The tone of the debate has not been political, nor should it be, but during those years local authorities were controlled by various political parties. My party had the least level of control over them because it was in a minority on most authorities during those years. That situation changed in the local elections last year. Local authorities are to blame and all the political parties represented in this House which are also represented on local authorities have played a part in not implementing the county Traveller accommodation programmes. The parties in question also played a part in local authorities taking cash payments from developers in lieu of the provision of housing units to meet Part V obligations.

There was a national Traveller consultative committee which ran parallel with the local Traveller accommodation consultative committees. We need to study the work of those committees to see what they came up with that was good and what they came up with that was not.

The concept of social partnership has been ongoing in this country for some time. We have had various programmes over the years. The trade union movement has been involved in social partnership with different Governments. The programme for prosperity and fairness, which ran from 2000 to 2002, committed to monitoring and evaluating the efforts to meet Traveller accommodation. The next social partnership programme, sustaining progress, which ran from 2003 to 2005, underlined the need to pursue an equality agenda for all minority groups and Travellers. We need to do an impact analysis of all the social partnership programmes and how they either positively or negatively impacted on the Traveller community.

It is incumbent on us, as a society, to recognise the identity of the Traveller community and those who want to remain in it.
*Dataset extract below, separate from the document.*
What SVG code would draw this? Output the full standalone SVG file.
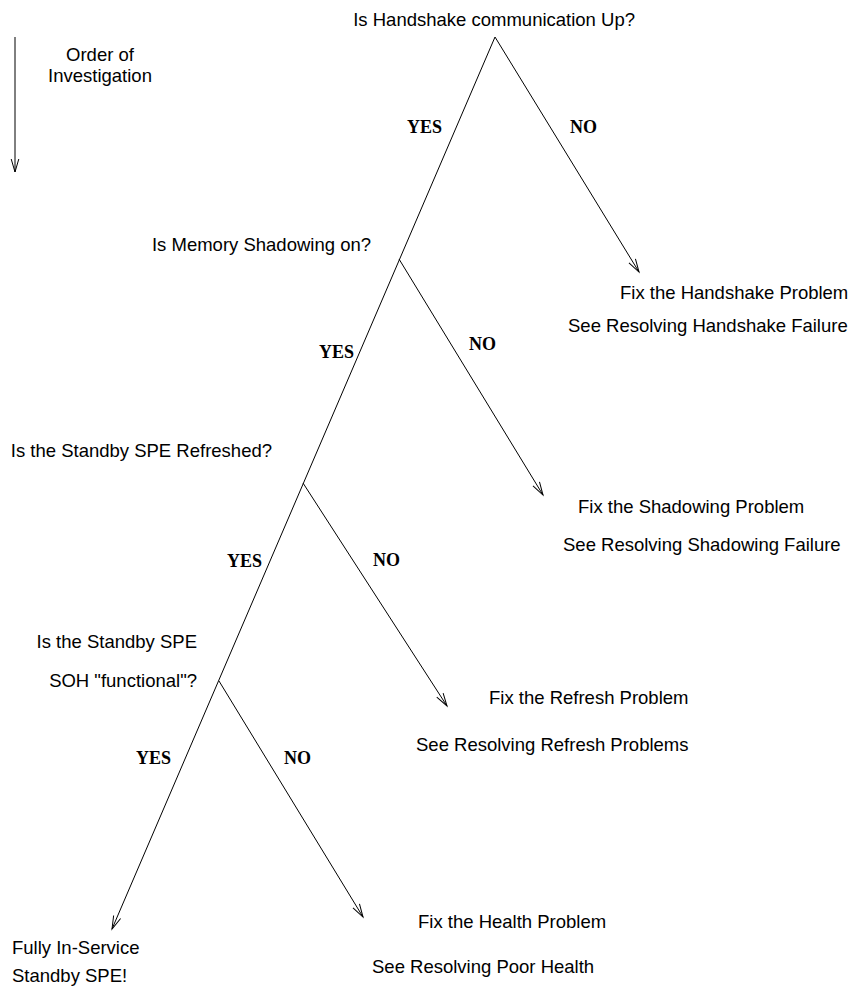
<svg xmlns="http://www.w3.org/2000/svg" width="851" height="987" viewBox="0 0 851 987">
<style>
.t{font-family:"Liberation Sans",Arial,sans-serif;font-size:18.5px;fill:#000}
.b{font-family:"Liberation Serif","Times New Roman",serif;font-size:18px;font-weight:bold;fill:#000}
.c line{stroke:#000;stroke-width:1;fill:none}
</style>
<defs>
<marker id="ah" markerWidth="16" markerHeight="12" refX="0" refY="0" viewBox="-14 -6 16 12" orient="auto" markerUnits="userSpaceOnUse">
<path d="M-13,-3.8 L0,0 L-13,3.8" fill="none" stroke="#000" stroke-width="1"/>
</marker>
</defs>
<rect width="851" height="987" fill="#fff"/>
<g id="connectors" class="c">
<line x1="15" y1="37" x2="15" y2="172" marker-end="url(#ah)"/>
<line x1="495" y1="37" x2="112" y2="929" marker-end="url(#ah)"/>
<line x1="495" y1="37" x2="639" y2="272" marker-end="url(#ah)"/>
<line x1="399" y1="259" x2="543" y2="495" marker-end="url(#ah)"/>
<line x1="303" y1="483" x2="447" y2="706" marker-end="url(#ah)"/>
<line x1="219" y1="681" x2="363" y2="917" marker-end="url(#ah)"/>
</g>
<g id="legend"><text class="t" x="100" y="61" text-anchor="middle">Order of</text><text class="t" x="100" y="82" text-anchor="middle">Investigation</text></g>
<g id="q1"><text class="t" x="635" y="26" text-anchor="end">Is Handshake communication Up?</text></g>
<g id="q2"><text class="t" x="371" y="251" text-anchor="end">Is Memory Shadowing on?</text></g>
<g id="q3"><text class="t" x="272" y="457" text-anchor="end">Is the Standby SPE Refreshed?</text></g>
<g id="q4"><text class="t" x="197" y="648" text-anchor="end">Is the Standby SPE</text><text class="t" x="197" y="687" text-anchor="end">SOH "functional"?</text></g>
<g id="r1"><text class="t" x="620" y="299">Fix the Handshake Problem</text><text class="t" x="568" y="332">See Resolving Handshake Failure</text></g>
<g id="r2"><text class="t" x="578" y="513">Fix the Shadowing Problem</text><text class="t" x="563" y="551">See Resolving Shadowing Failure</text></g>
<g id="r3"><text class="t" x="489" y="704">Fix the Refresh Problem</text><text class="t" x="416" y="751">See Resolving Refresh Problems</text></g>
<g id="r4"><text class="t" x="418" y="928">Fix the Health Problem</text><text class="t" x="372" y="973">See Resolving Poor Health</text></g>
<g id="done"><text class="t" x="12" y="954">Fully In-Service</text><text class="t" x="12" y="982">Standby SPE!</text></g>
<g id="labels">
<text class="b" x="407" y="133">YES</text><text class="b" x="570" y="133">NO</text>
<text class="b" x="319" y="358">YES</text><text class="b" x="469" y="350">NO</text>
<text class="b" x="227" y="567">YES</text><text class="b" x="373" y="566">NO</text>
<text class="b" x="136" y="764">YES</text><text class="b" x="284" y="764">NO</text>
</g>
</svg>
There are challenges and obligations. All of us, as citizens of this country, have an obligation to live and abide by the law. Some of the narrative which is unfairly levelled at the door of the Traveller community is exceptionally unwarranted. People in the Traveller community have to abide by the law, as do the rest of us.

Unfortunately, some of the narrative emerging from debates recently is exceptionally weighted against the Traveller community, without any evidence or facts to support the narrative being spun against members of that community. This is important for all public representatives throughout the country, including public representatives within my party, in all other parties and, indeed, of no party. People look to their public representatives for leadership and guidance, and we have an obligation and a role to fulfil in terms of harmonising both communities.